'''

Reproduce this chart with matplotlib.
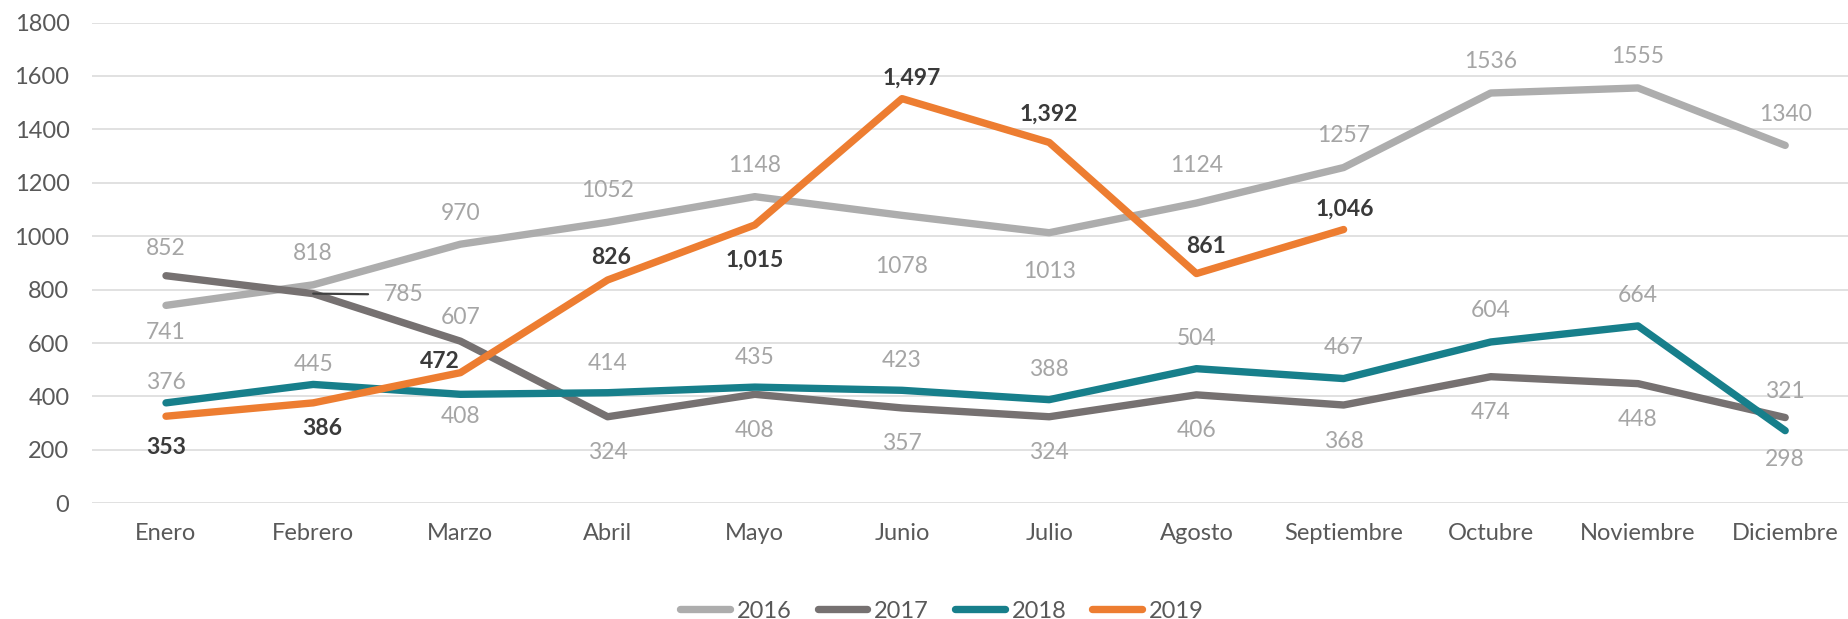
import matplotlib
matplotlib.use("Agg")
import matplotlib.pyplot as plt
from matplotlib.lines import Line2D

# ---------------- data ----------------
months = ['Enero', 'Febrero', 'Marzo', 'Abril', 'Mayo', 'Junio', 'Julio',
          'Agosto', 'Septiembre', 'Octubre', 'Noviembre', 'Diciembre']
years = ['2016', '2017', '2018', '2019']

v2016 = [741, 818, 970, 1052, 1148, 1078, 1013, 1124, 1257, 1536, 1555, 1340]
v2017 = [852, 785, 607, 324, 408, 357, 324, 406, 368, 474, 448, 321]
v2018 = [376, 445, 408, 414, 435, 423, 388, 504, 467, 604, 664, 272]
v2019 = [326, 376, 489, 836, 1042, 1515, 1351, 860, 1025]

lab2016 = ['741', '818', '970', '1052', '1148', '1078', '1013', '1124', '1257', '1536', '1555', '1340']
lab2017 = ['852', '785', '607', '324', '408', '357', '324', '406', '368', '474', '448', '321']
lab2018 = ['376', '445', '408', '414', '435', '423', '388', '504', '467', '604', '664', '298']
lab2019 = ['353', '386', '472', '826', '1,015', '1,497', '1,392', '861', '1,046']

yticks = [0, 200, 400, 600, 800, 1000, 1200, 1400, 1600, 1800]

# ---------------- layout / style ----------------
colors = ['#ADADAD', '#767171', '#177F8B', '#ED7D31']
# label offsets in pixels (dx, dy), positive dy = up
off2016 = [(0, -25), (0, 33), (0, 33), (0, 34), (0, 33), (0, -49), (0, -37),
           (0, 40), (0, 34), (0, 34), (0, 33), (0, 33)]
off2017 = [(0, 29), (90, 1), (0, 26), (0, -34), (0, -34), (0, -34), (0, -34),
           (0, -34), (0, -34), (0, -34), (0, -34), (0, 28)]
off2018 = [(0, 22), (0, 22), (0, -20), (0, 31), (0, 32), (0, 32), (0, 32),
           (0, 32), (0, 33), (0, 33), (0, 32), (0, -27)]
off2019 = [(0, -29), (9, -24), (-21, 13), (3, 24), (0, -33), (10, 22), (0, 30),
           (10, 29), (1, 22)]

W, H = 1849, 619
fig = plt.figure(figsize=(W / 100, H / 100), dpi=100)
plt.rcParams['font.family'] = ['Lato', 'DejaVu Sans']

left_px, right_px = 92.4, W
top_px, bottom_px = 22.5, 503.3
step_px = 147.2
ax = fig.add_axes([left_px / W, (H - bottom_px) / H,
                   (right_px - left_px) / W, (bottom_px - top_px) / H])

x = list(range(len(months)))
series = [v2016, v2017, v2018, v2019]
for vals, c, yr in zip(series, colors, years):
    ax.plot(x[:len(vals)], vals, color=c, lw=5.3, solid_capstyle='round',
            solid_joinstyle='round', label=yr, zorder=3)

ax.set_xlim(-0.5, -0.5 + (right_px - left_px) / step_px)
ax.set_ylim(0, 1800)
ax.set_yticks(yticks)
ax.set_yticklabels([str(t) for t in yticks])
ax.set_xticks(x)
ax.set_xticklabels(months)
ax.grid(axis='y', color='#D9D9D9', lw=1.1, zorder=0)
ax.grid(axis='x', visible=False)
for s in ax.spines.values():
    s.set_visible(False)
ax.tick_params(axis='y', length=0, labelsize=17, colors='#595959', pad=16.5)
ax.tick_params(axis='x', length=0, labelsize=17, colors='#595959', pad=14)

gray_txt = '#A5A5A5'
dark_txt = '#3A3A3A'


def put_labels(vals, labs, offs, color, weight):
    for i, (v, l, (dx, dy)) in enumerate(zip(vals, labs, offs)):
        ax.annotate(l, xy=(i, v), xytext=(dx, dy), textcoords='offset pixels',
                    ha='center', va='center_baseline', fontsize=16.5,
                    color=color, fontweight=weight, zorder=5)


put_labels(v2016, lab2016, off2016, gray_txt, 'normal')
# 2017 without the Febrero label (drawn with a leader line below)
for i, (v, l, (dx, dy)) in enumerate(zip(v2017, lab2017, off2017)):
    if i == 1:
        ax.annotate(l, xy=(i, v), xytext=(dx, dy), textcoords='offset pixels',
                    ha='center', va='center_baseline', fontsize=16.5,
                    color=gray_txt, zorder=5,
                    arrowprops=dict(arrowstyle='-', color='#404040', lw=1.6,
                                    shrinkA=9, shrinkB=0))
    else:
        ax.annotate(l, xy=(i, v), xytext=(dx, dy), textcoords='offset pixels',
                    ha='center', va='center_baseline', fontsize=16.5,
                    color=gray_txt, zorder=5)
put_labels(v2018, lab2018, off2018, gray_txt, 'normal')
put_labels(v2019, lab2019, off2019, dark_txt, 'bold')

handles = [Line2D([0], [0], color=c, lw=5.3, solid_capstyle='round') for c in colors]
fig.legend(handles, years, loc='center', bbox_to_anchor=(942 / W, (H - 611) / H),
           ncol=4, frameon=False, fontsize=17, handlelength=2.1,
           handletextpad=0.3, columnspacing=1.1, borderpad=0,
           labelcolor='#595959')

fig.savefig('out.png', dpi=100)
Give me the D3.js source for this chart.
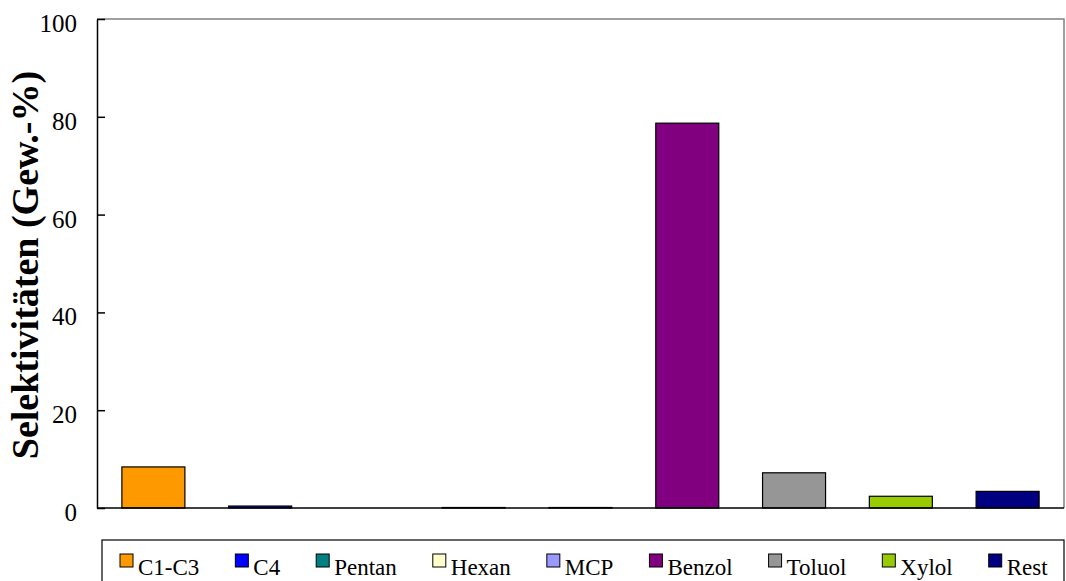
<!DOCTYPE html>
<html>
<head>
<meta charset="utf-8">
<script src="https://cdn.jsdelivr.net/npm/d3@7"></script>
<style>
  html, body { margin: 0; padding: 0; background: #fff; }
  svg { display: block; }
  text { font-family: "Liberation Serif", "Times New Roman", serif; fill: #000; }
</style>
</head>
<body>
<svg id="chart" width="1066" height="581"></svg>
<script>
// Product selectivities (wt.-%)
const categories = ["C1-C3", "C4", "Pentan", "Hexan", "MCP", "Benzol", "Toluol", "Xylol", "Rest"];
const selectivity = [8.4, 0.4, 0.0, 0.1, 0.1, 78.7, 7.2, 2.4, 3.4];
const barColors = ["#FF9900", "#0000FF", "#008080", "#FFFFCC", "#9999FF", "#800080", "#969696", "#99CC00", "#000080"];
const yTicks = [0, 20, 40, 60, 80, 100];
const yTitle = "Selektivitäten (Gew.-%)";

const serif = "'Liberation Serif', 'Times New Roman', serif";
const svg = d3.select("#chart");

const frame = { left: 97, right: 1064, top: 19, bottom: 508 };

const x = d3.scaleBand()
  .domain(categories)
  .range([100, 1061])
  .paddingInner(0.41)
  .paddingOuter(0.205);

const y = d3.scaleLinear()
  .domain([0, 100])
  .range([frame.bottom, frame.top]);

// top and right frame lines
svg.append("path")
  .attr("d", `M${frame.left},${frame.top}H${frame.right}V${frame.bottom}`)
  .attr("fill", "none")
  .attr("stroke", "#808080")
  .attr("stroke-width", 1.5);

// bars
svg.append("g")
  .selectAll("rect")
  .data(categories.map((c, i) => ({ c, v: selectivity[i], color: barColors[i] })))
  .join("rect")
  .attr("x", d => x(d.c))
  .attr("width", x.bandwidth())
  .attr("y", d => y(d.v))
  .attr("height", d => y(0) - y(d.v))
  .attr("fill", d => d.color)
  .attr("stroke", d => d.v > 0 ? "#000" : "none")
  .attr("stroke-width", 1.2);

// y axis with inward ticks
const yAxis = svg.append("g")
  .attr("transform", `translate(${frame.left},0)`)
  .call(d3.axisLeft(y).tickValues(yTicks).tickSizeInner(-8).tickSizeOuter(0).tickPadding(20));
yAxis.select(".domain").attr("stroke", "#000").attr("stroke-width", 1.5);
yAxis.selectAll(".tick line").attr("stroke", "#000").attr("stroke-width", 1.5);
yAxis.selectAll(".tick text")
  .style("font-family", serif)
  .style("font-size", "25px")
  .attr("fill", "#000")
  .attr("dy", "0.5em");

// x axis baseline
svg.append("line")
  .attr("x1", frame.left).attr("x2", frame.right)
  .attr("y1", y(0)).attr("y2", y(0))
  .attr("stroke", "#000")
  .attr("stroke-width", 1.5);

// y axis title
svg.append("text")
  .attr("transform", `translate(38,265) rotate(-90)`)
  .attr("text-anchor", "middle")
  .style("font-family", serif)
  .style("font-size", "38px")
  .style("font-weight", "bold")
  .text(yTitle);

// legend
const legend = svg.append("g");
legend.append("rect")
  .attr("x", 102).attr("y", 540)
  .attr("width", 962).attr("height", 60)
  .attr("fill", "#fff")
  .attr("stroke", "#000")
  .attr("stroke-width", 1.2);

let lx = 120;
categories.forEach((c, i) => {
  const item = legend.append("g").attr("transform", `translate(${lx},0)`);
  item.append("rect")
    .attr("x", 0).attr("y", 554)
    .attr("width", 13).attr("height", 13)
    .attr("fill", barColors[i])
    .attr("stroke", "#000")
    .attr("stroke-width", 1);
  const t = item.append("text")
    .attr("x", 18).attr("y", 575)
    .style("font-family", serif)
    .style("font-size", "23px")
    .text(c);
  lx += 18 + t.node().getComputedTextLength() + 36;
});
</script>
</body>
</html>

'''

#### WHAT YOU ARE ASKED TO DO:
Up to and including the line that contains "from matplotlib.lines import Line2D", print the records above exactly from their first line, without any pictures.

#### SOLUTION FOR THIS TASK:
Reproduce this chart with matplotlib.
import matplotlib
matplotlib.use("Agg")
import matplotlib.pyplot as plt
from matplotlib.lines import Line2D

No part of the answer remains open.